G. Squillero, "Artificial evolution in computer aided design: from the optimization of parameters to the creation of assembly programs", Computing, Volume 93, Numbers 2-4 (2011), pp. 103-120, Springer, DOI: 10.1007/s00607-011-0157-9

E. Sanchez, G. Squillero, A. Tonda, "Automatic Generation of Software-based Functional Failing Test for Speed Debug and On-silicon Timing Verification", 12th International Workshop on Microprocessor Test and Verification, 2011, pp. 51-55, IEEE, DOI: 10.1109/MTV.2011.19



(8) a statement either that “any prize money, if any, is to be divided equally among the co-authors” OR a specific percentage breakdown as to how the prize money, if any, is to be divided among the co-authors; and

Any prize money, if any, is to be given entirely to Giovanni Squillero. It will be later shared among co-authors (Ernesto Sanchez, Alberto Tonda and the rest of the CAD Group).

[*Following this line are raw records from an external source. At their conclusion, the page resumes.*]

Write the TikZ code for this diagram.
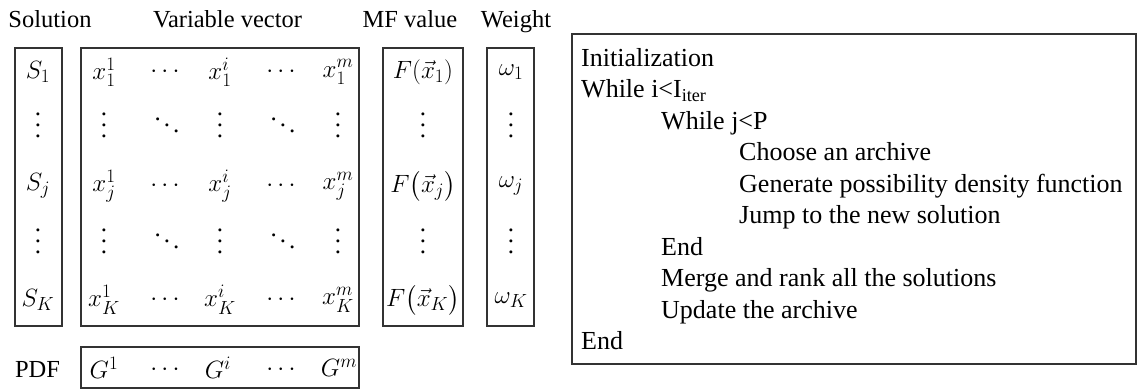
\RequirePackage{fix-cm}
\documentclass[tikz,border=0pt]{standalone}
\usepackage{amsmath}
\usepackage{fontspec}
\setmainfont{Liberation Serif}

% font sizes (1pt = one unit of the picture)
\newcommand\lblfont{\fontsize{24.5}{29}\selectfont}
\newcommand\cellfont{\fontsize{25}{29}\selectfont}
\newcommand\codefont{\fontsize{26}{31.5}\selectfont}
\DeclareMathSizes{25}{25}{19}{14}

% dot leaders scaled to the large type
\newcommand\vdotsbig{\vbox{\baselineskip=11pt\lineskiplimit=0pt
  \hbox{.}\hbox{.}\hbox{.}}}
\newcommand\ddotsbig{\hbox{\raisebox{12pt}{.}\kern3pt\raisebox{6pt}{.}\kern3pt.}}

\tikzset{
  frame/.style={draw=black!80, line width=1.6},
  lbl/.style={anchor=base, font=\lblfont, inner sep=0},
  cell/.style={font=\cellfont, inner sep=0},
  code/.style={anchor=base west, font=\codefont, inner sep=0},
}

\begin{document}
\begin{tikzpicture}[x=1pt, y=-1pt]
\useasboundingbox (0,0) rectangle (1137,389);

% column headings
\node[lbl] (hsol) at (50,27)    {Solution};
\node[lbl] (hvar) at (227.5,27) {Variable vector};
\node[lbl] (hmf)  at (410,27)   {MF value};
\node[lbl] (hw)   at (516,27)   {Weight};
\node[lbl] (hpdf) at (37.5,377) {PDF};

% frames of the archive table
\draw[frame] (15,48)  rectangle (62,326);
\draw[frame] (81,48)  rectangle (359,326);
\draw[frame] (383,48) rectangle (463,326);
\draw[frame] (487,48) rectangle (534,326);
\draw[frame] (81,347) rectangle (359,388);

% solution rows
\foreach \y/\s/\n in {72/1/a, 186/j/b, 300/K/c} {
  \node[cell] (s\n)  at (38,\y)  {$S_{\s}$};
  \node[cell] (x\n1) at (104,\y) {$x_{\s}^{1}$};
  \node[cell] (d\n1) at (167,\y) {$\cdots$};
  \node[cell] (x\n2) at (220,\y) {$x_{\s}^{i}$};
  \node[cell] (d\n2) at (283,\y) {$\cdots$};
  \node[cell] (x\n3) at (338,\y) {$x_{\s}^{m}$};
  \node[cell] (w\n)  at (511,\y) {$\omega_{\s}$};
}
\node[cell] (fa) at (423,72)  {$F(\vec{x}_1)$};
\node[cell] (fb) at (423,186) {$F\bigl(\vec{x}_j\bigr)$};
\node[cell] (fc) at (423,300) {$F\bigl(\vec{x}_K\bigr)$};

% rows of dots in between
\foreach \y/\n in {125/p, 241/q} {
  \node[cell] (s\n)  at (38,\y)  {\vdotsbig};
  \node[cell] (x\n1) at (104,\y) {\vdotsbig};
  \node[cell] (d\n1) at (167,\y) {\ddotsbig};
  \node[cell] (x\n2) at (220,\y) {\vdotsbig};
  \node[cell] (d\n2) at (283,\y) {\ddotsbig};
  \node[cell] (x\n3) at (338,\y) {\vdotsbig};
  \node[cell] (f\n)  at (423,\y) {\vdotsbig};
  \node[cell] (w\n)  at (511,\y) {\vdotsbig};
}

% probability density functions
\node[cell] (g1) at (104,368) {$G^{1}$};
\node[cell] (e1) at (167,370) {$\cdots$};
\node[cell] (g2) at (218,368) {$G^{i}$};
\node[cell] (e2) at (283,370) {$\cdots$};
\node[cell] (g3) at (339,368) {$G^{m}$};

% pseudo-code of the algorithm
\draw[frame] (572,34) rectangle (1136,364);
\node[code] (l0) at (581,66)    {Initialization};
\node[code] (l1) at (581,97.5)  {While i<I\textsubscript{iter}};
\node[code] (l2) at (661,129)   {While j<P};
\node[code] (l3) at (739,160.5) {Choose an archive};
\node[code] (l4) at (739,192)   {Generate possibility density function};
\node[code] (l5) at (739,223.5) {Jump to the new solution};
\node[code] (l6) at (661,255)   {End};
\node[code] (l7) at (661,286.5) {Merge and rank all the solutions};
\node[code] (l8) at (661,318)   {Update the archive};
\node[code] (l9) at (581,349.5) {End};
\end{tikzpicture}
\end{document}
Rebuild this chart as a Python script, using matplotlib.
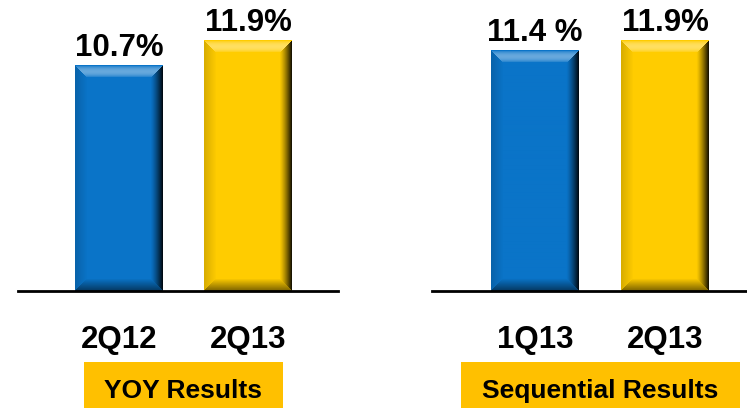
import numpy as np
import matplotlib
matplotlib.use("Agg")
import matplotlib.pyplot as plt
from matplotlib.colors import to_rgb
from matplotlib.patches import Rectangle

plt.rcParams["font.family"] = ["Liberation Sans", "DejaVu Sans"]
plt.rcParams["font.weight"] = "bold"

# data
yoy_labels = ["2Q12", "2Q13"]
yoy_values = [10.7, 11.9]
yoy_text = ["10.7%", "11.9%"]
seq_labels = ["1Q13", "2Q13"]
seq_values = [11.4, 11.9]
seq_text = ["11.4 %", "11.9%"]
panel_titles = ["YOY Results", "Sequential Results"]

BLUE = "#0A74C8"
GOLD = "#FFCC00"
BOX = "#FFC000"

W, H = 747, 410
fig = plt.figure(figsize=(W / 100, H / 100), dpi=100)
YMAX = 13.0


def px_ax(x0, x1, ybase, ytop):
    return fig.add_axes([x0 / W, (H - ybase) / H, (x1 - x0) / W, (ybase - ytop) / H])


def bevel_image(color, nx, ny, b=12):
    base = np.array(to_rgb(color))
    yy, xx = np.mgrid[0:ny, 0:nx]
    dt, db = yy, ny - 1 - yy
    dl, dr = xx, nx - 1 - xx
    d = np.stack([dt, db, dl, dr])
    m = d.min(axis=0)
    edge = d.argmin(axis=0)
    t = np.clip(1 - m / b, 0, 1)  # 1 at outer edge
    img = np.tile(base, (ny, nx, 1)).astype(float)
    inside = m < b
    white = np.ones(3)
    black = np.zeros(3)
    for k, (target, amt) in enumerate([(white, 0.38), (black, 0.5), (black, 0.15), (black, 0.9)]):
        sel = inside & (edge == k)
        if k == 0:
            # light band, brightest in the middle of the bevel
            f = amt * np.sin(np.pi * np.clip(1 - m / b, 0, 1)) ** 0.7
        elif k == 3:
            f = amt * t ** 1.3
        else:
            f = amt * t
        img[sel] = img[sel] * (1 - f[sel, None]) + target * f[sel, None]
    return img


def panel(ax, labels, values, texts, xlim, unit_px):
    colors = [BLUE, GOLD]
    x = np.arange(len(values))
    bars = ax.bar(x, values, width=88 / unit_px, color=colors, zorder=2)
    for bar, c in zip(bars, colors):
        bx, bw, bh = bar.get_x(), bar.get_width(), bar.get_height()
        nx = int(round(bw * unit_px))
        ny = int(round(bh * 274 / YMAX))
        ax.imshow(bevel_image(c, nx, ny), extent=[bx, bx + bw, 0, bh],
                  aspect="auto", zorder=3, interpolation="bilinear")
    ax.set_xlim(*xlim)
    ax.set_ylim(0, YMAX)
    for i, (v, t) in enumerate(zip(values, texts)):
        ax.annotate(t, (i, v), xytext=(0, 7.5), textcoords="offset points",
                    ha="center", va="baseline", fontsize=22.5, fontweight="bold")
        ax.annotate(labels[i], (i, 0), xytext=(0, -56 * 0.72), textcoords="offset points",
                    ha="center", va="baseline", fontsize=22.5, fontweight="bold")
    for s in ["top", "left", "right"]:
        ax.spines[s].set_visible(False)
    ax.spines["bottom"].set_linewidth(2.0)
    ax.spines["bottom"].set_zorder(4)
    ax.set_xticks([])
    ax.set_yticks([])
    ax.patch.set_alpha(0)


ax1 = px_ax(18, 338, 292, 18)
panel(ax1, yoy_labels, yoy_values, yoy_text, (-(119 - 18) / 129, (338 - 119) / 129), 129)
ax2 = px_ax(432, 747, 292, 18)
panel(ax2, seq_labels, seq_values, seq_text, (-(535 - 432) / 130, (747 - 535) / 130), 130)

for (x0, x1), title in zip([(84, 283), (461, 740)], panel_titles):
    fig.add_artist(Rectangle((x0 / W, (H - 409) / H), (x1 - x0) / W, 46 / H,
                             transform=fig.transFigure, facecolor=BOX, edgecolor="none"))
    fig.text((x0 + x1) / 2 / W, (H - 398) / H, title, ha="center", va="baseline",
             fontsize=19, fontweight="bold")

fig.savefig("out.png", dpi=100)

(9) a statement stating why the judges should consider the entry as “best” in comparison to other entries that may also be “human-competitive.”

The research tackles a critical problem in the design of microprocessors. The problem is still open, but the results show that an EA is able to outperform any known human-devised methodology.

The work has been positively evaluated by experts in the CAD community. For this particular community, the methodology exploited is largely irrelevant: what matters is the efficiency of the final results.